Ming Hu, Diana S-L. Chow Endowed Professor of Drug Discovery and Development, and Gregory Cuny, Joseph P. & Shirley Shipman Buckley Endowed Professor of Drug Discovery, received $1.4 million to fight familial adenomatous polyposis (FAP), a devastating and rare genetic disorder of the gastrointestinal tract that can cause hundreds or thousands of polyps inside the colon or rectum.
No effective treatment exists for FAP, which impacts 1-in-10,000 people, and unless the colon is surgically removed at an early age, 100% of patients will develop cancer.
There was once a glimmer of hope in the form of celecoxib, a selective COX-2 (cyclooxygenase 2) inhibitor, that was previously approved to treat FAP. COX-2 is an enzyme involved in the inflammation process.
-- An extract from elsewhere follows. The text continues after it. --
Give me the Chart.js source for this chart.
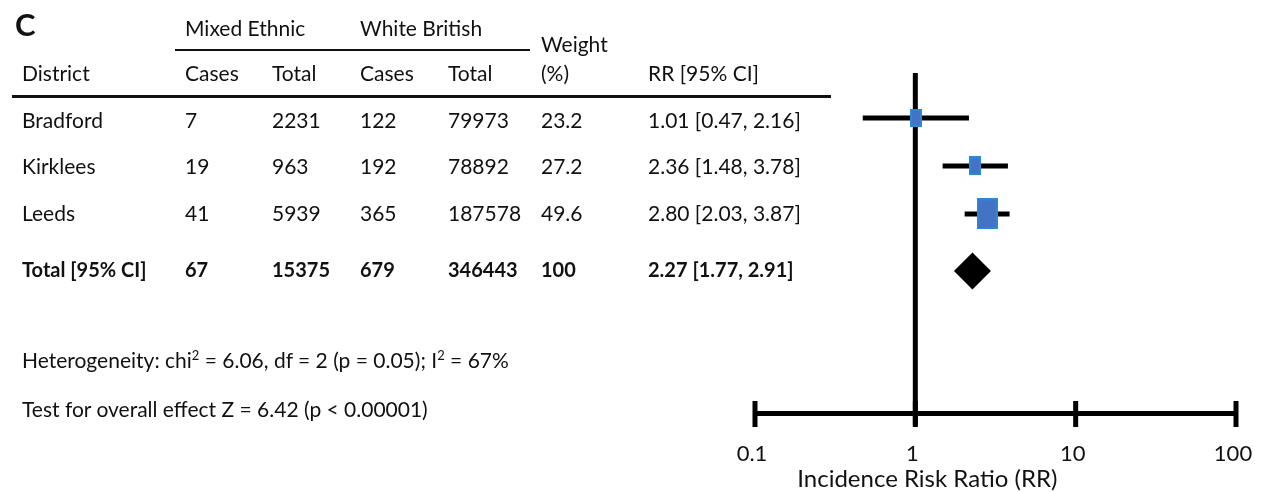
<!DOCTYPE html>
<html>
<head>
<meta charset="utf-8">
<script src="https://cdn.jsdelivr.net/npm/chart.js@4/dist/chart.umd.min.js"></script>
<style>
  html, body { margin: 0; padding: 0; background: #fff; }
  body { width: 1271px; height: 492px; position: relative; overflow: hidden;
         font-family: Lato, "Open Sans", sans-serif; color: #111; }
  #plot { position: absolute; left: 0; top: 0; width: 1271px; height: 492px; }
  .t { position: absolute; white-space: nowrap; font-size: 21px; line-height: 24px; }
  .b { font-weight: bold; font-size: 20px; }
  .rule { position: absolute; background: #111; }
  sup { font-size: 13px; vertical-align: 8px; line-height: 0; }
</style>
</head>
<body>
<div id="plot"><canvas id="forest" width="1271" height="492"></canvas></div>
<div id="table"></div>
<script>
// study rows
const districts = ['Bradford', 'Kirklees', 'Leeds'];
const mixedCases = [7, 19, 41];
const mixedTotal = [2231, 963, 5939];
const whiteCases = [122, 192, 365];
const whiteTotal = [79973, 78892, 187578];
const weights = [23.2, 27.2, 49.6];
const rr = [1.01, 2.36, 2.80];
const ciLow = [0.47, 1.48, 2.03];
const ciHigh = [2.16, 3.78, 3.87];

// pooled row
const totalLabel = 'Total [95% CI]';
const totalCounts = [67, 15375, 679, 346443];
const totalWeight = 100;
const totalRR = 2.27;
const totalLow = 1.77;
const totalHigh = 2.91;

const tickValues = [0.1, 1, 10, 100];
const axisTitle = 'Incidence Risk Ratio (RR)';

// layout
const colX = [22, 185, 272, 360, 448, 541, 648];
const rowCenters = [120, 166, 213];
const totalCenter = 269;
const rowPos = [1, 2, 3];     // y-scale position of each study
const totalPos = 4.19;
const boxSizes = [[12, 18], [12, 19], [21, 31]];

const fmt = v => v.toFixed(2);
const ciText = (r, lo, hi) => fmt(r) + ' [' + fmt(lo) + ', ' + fmt(hi) + ']';

const table = document.getElementById('table');
function addText(html, x, cy, cls) {
  const d = document.createElement('div');
  d.className = 't' + (cls ? ' ' + cls : '');
  d.innerHTML = html;
  d.style.left = x + 'px';
  d.style.top = (cy - 12) + 'px';
  table.appendChild(d);
}
function addRule(x, y, w, h) {
  const d = document.createElement('div');
  d.className = 'rule';
  d.style.left = x + 'px'; d.style.top = y + 'px';
  d.style.width = w + 'px'; d.style.height = h + 'px';
  table.appendChild(d);
}

addText('<span style="font-size:31px;font-weight:bold">C</span>', 15, 24);
addText('Mixed Ethnic', colX[1], 28);
addText('White British', colX[3], 28);
addRule(175, 49, 355, 2);
addText('Weight', colX[5], 44);
['District', 'Cases', 'Total', 'Cases', 'Total', '(%)', 'RR [95% CI]'].forEach((h, i) => addText(h, colX[i], 73));
addRule(12, 95, 819, 3);

districts.forEach((d, i) => {
  const cells = [d, mixedCases[i], mixedTotal[i], whiteCases[i], whiteTotal[i],
                 weights[i].toFixed(1), ciText(rr[i], ciLow[i], ciHigh[i])];
  cells.forEach((c, j) => addText(String(c), colX[j], rowCenters[i]));
});
[totalLabel, ...totalCounts, totalWeight, ciText(totalRR, totalLow, totalHigh)]
  .forEach((c, j) => addText(String(c), colX[j], totalCenter, 'b'));

addText('Heterogeneity: chi<sup>2</sup> = 6.06, df = 2 (p = 0.05); I<sup>2</sup> = 67%', 22, 360);
addText('Test for overall effect Z = 6.42 (p &lt; 0.00001)', 22, 409);

// weight boxes as canvas point styles
function box(w, h) {
  const c = document.createElement('canvas');
  c.width = w; c.height = h;
  const g = c.getContext('2d');
  g.fillStyle = '#4472C4';
  g.fillRect(0, 0, w, h);
  g.strokeStyle = '#2E86D6';
  g.lineWidth = 2;
  g.strokeRect(1, 1, w - 2, h - 2);
  return c;
}

const datasets = [];
datasets.push({
  type: 'scatter',
  order: 0,
  data: districts.map((d, i) => ({ x: rr[i], y: rowPos[i] })),
  pointStyle: boxSizes.map(s => box(s[0], s[1])),
  pointRadius: 6
});
datasets.push({
  type: 'scatter',
  order: 0,
  data: [{ x: totalRR, y: totalPos }],
  pointStyle: 'rectRot',
  pointRadius: 18.5,
  backgroundColor: '#000',
  borderWidth: 0
});
districts.forEach((d, i) => {
  datasets.push({
    type: 'line',
    order: 1,
    data: [{ x: ciLow[i], y: rowPos[i] }, { x: ciHigh[i], y: rowPos[i] }],
    borderColor: '#000',
    borderWidth: 5,
    borderCapStyle: 'butt',
    pointRadius: 0
  });
});

const refLines = {
  id: 'refLines',
  beforeDatasetsDraw(chart) {
    const { ctx, chartArea, scales: { x } } = chart;
    ctx.save();
    ctx.strokeStyle = '#000';
    ctx.lineWidth = 5;
    const p1 = x.getPixelForValue(1);
    ctx.beginPath();
    ctx.moveTo(p1, chartArea.top);
    ctx.lineTo(p1, chartArea.bottom + 12);
    ctx.stroke();
    tickValues.forEach(v => {
      const p = x.getPixelForValue(v);
      ctx.beginPath();
      ctx.moveTo(p, chartArea.bottom - 12);
      ctx.lineTo(p, chartArea.bottom + 14);
      ctx.stroke();
    });
    ctx.restore();
  },
  afterDraw(chart) {
    const { ctx, chartArea, scales: { x } } = chart;
    ctx.save();
    ctx.fillStyle = '#111';
    ctx.font = '24px Lato, "Open Sans", sans-serif';
    ctx.textAlign = 'center';
    ctx.textBaseline = 'middle';
    ctx.fillText(axisTitle, x.getPixelForValue(1) + 12, chartArea.bottom + 66);
    ctx.restore();
  }
};

new Chart(document.getElementById('forest'), {
  type: 'scatter',
  data: { datasets },
  options: {
    responsive: false,
    animation: false,
    events: [],
    layout: { padding: { left: 755, right: 35, top: 73, bottom: 0 } },
    plugins: { legend: { display: false }, tooltip: { enabled: false } },
    scales: {
      x: {
        type: 'logarithmic',
        min: 0.1,
        max: 100,
        afterBuildTicks: s => { s.ticks = tickValues.map(v => ({ value: v })); },
        afterFit: s => { s.height = 79; s.paddingLeft = 0; s.paddingRight = 0; },
        grid: { display: false, drawTicks: false },
        border: { display: true, color: '#000', width: 5 },
        ticks: {
          autoSkip: false,
          maxRotation: 0,
          padding: 28,
          labelOffset: -3,
          color: '#111',
          font: { family: 'Lato, "Open Sans", sans-serif', size: 22 },
          callback: v => String(v)
        }
      },
      y: {
        display: false,
        reverse: true,
        min: 0.0625,
        max: 7.146
      }
    }
  },
  plugins: [refLines]
});
</script>
</body>
</html>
Unfortunately, its use for FAP was withdrawn because chronic use of celecoxib, which inhibits polyp growth, causes rare but serious cardiovascular toxicities including death.
Hu and Cuny are set to design new drugs to battle FAP, ones that will inhibit the activity of COX-2 in specific local areas of the body without affecting the entire body.
“We propose to develop locally bioavailable (i.e., no systemic exposure and toxicities) selective COX-2 inhibitors that are only available in the colon to suppress colonic COX-2 expression and reduce prostaglandin E2 levels, which is known to promote tumor growth,” said Hu.
The locally bioavailable drugs will know exactly where to go in the body, designed to use the body’s normal physiological processes to go straight to the areas of need.
“They target the areas by being slowly metabolized in the colon but rapidly metabolized in the liver via a process called glucuronidation and undergoing recycling backed to the colon, minimizing systemic exposure,” said Cuny. “Our lead compound LBD-01 already has these properties, but its anti-COX-2 activity is lower than celecoxib. Hence, our research goal is to obtain more active compounds, while maintaining local bioavailability in the colon.”
The project is co-led by three contributing investigators with complementary expertise: Noah Freeman Shroyer, Baylor College of Medicine; Dr. Eduardo Vilar Sanchez, a clinician who treats FAP patients at M.D. Anderson Cancer Center; and Rashim Singh, UH College of Pharmacy.
“Our project holds great promise for FAP patients by providing a new treatment paradigm that would be safe and effective,” said Hu.